Frustration of resonant preheating by exotic kinetic terms

TL;DR

This paper investigates how exotic kinetic terms, inspired by theories like generalized uncertainty principles and Dirac-Born-Infeld models, suppress parametric resonance during early universe preheating, with numerical evidence supporting this effect.

Contribution

It demonstrates that exotic kinetic modifications universally inhibit parametric resonance in preheating, extending previous models to include nonlinear self-interactions.

Findings

Exotic kinetic terms cause finite-time shutdown of resonance.

Nonlinearity persists in inhomogeneous matter in 1+1 dimensions.

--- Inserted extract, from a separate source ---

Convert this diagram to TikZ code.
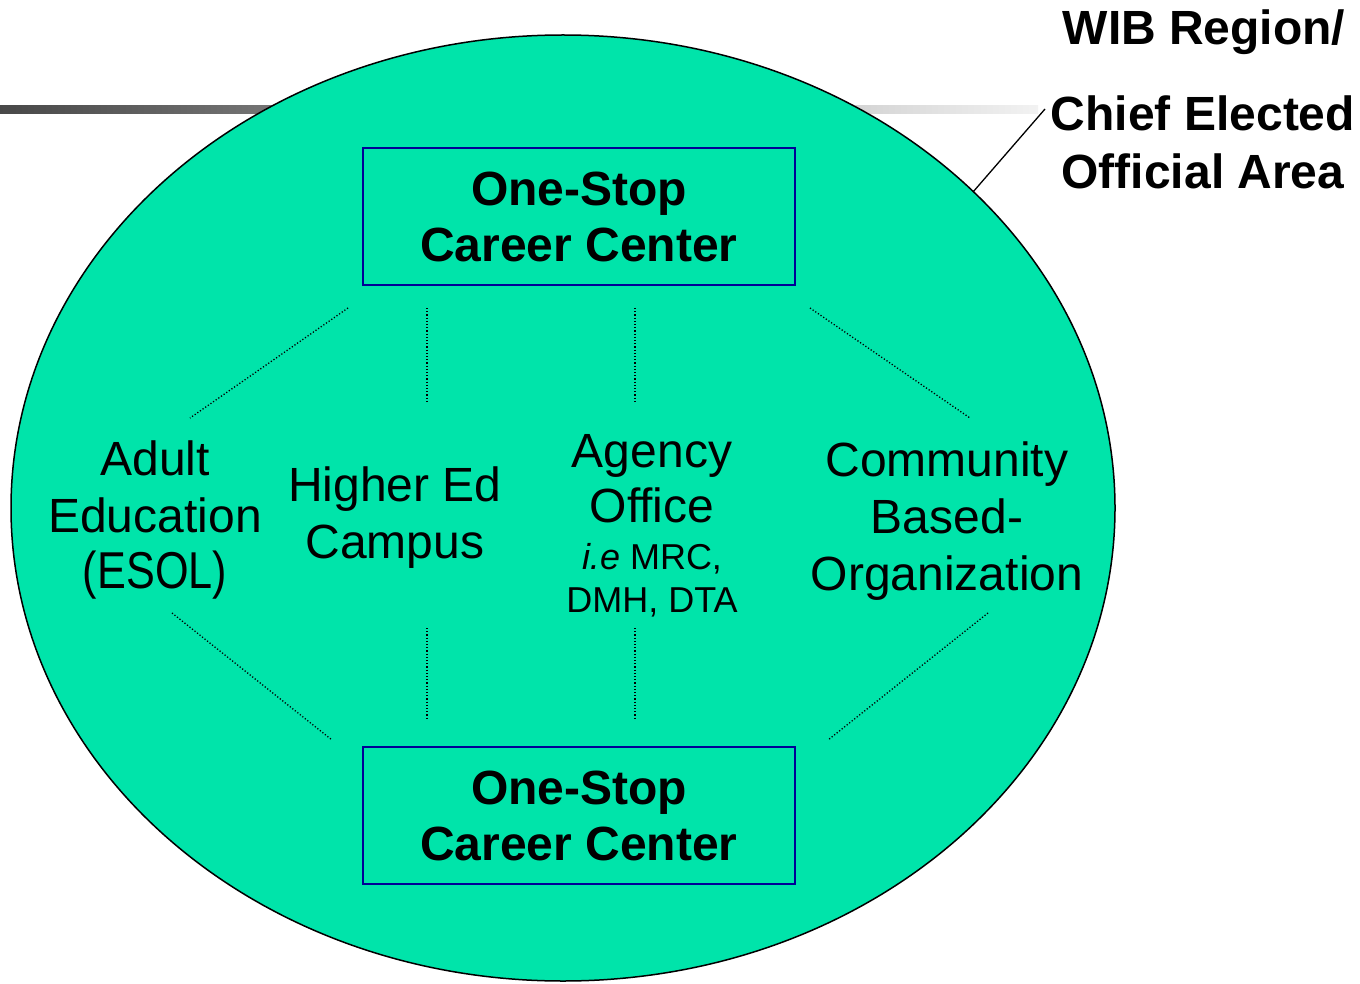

Resonance frustration is robust against spatial inhomogeneities.

Abstract

We study the effects of exotic kinetic terms on parametric resonance during the preheating epoch of the early universe. Specifically, we consider modifications to the action of ordinary matter fields motivated by generalized uncertainty principles, polymer quantization, as well as Dirac-Born-Infeld and k-essence models. To leading order in an "exotic physics" scale, the equations of motion derived from each of these models have the same algebraic form involving a nonlinear self-interaction in the matter sector. Neglecting spatial dependence, we show that the nonlinearity effectively shuts down the parametric resonance after a finite time period. We find numeric evidence that the frustration of parametric resonance persists to spatially inhomogenous matter in $(1+1)$--dimensions.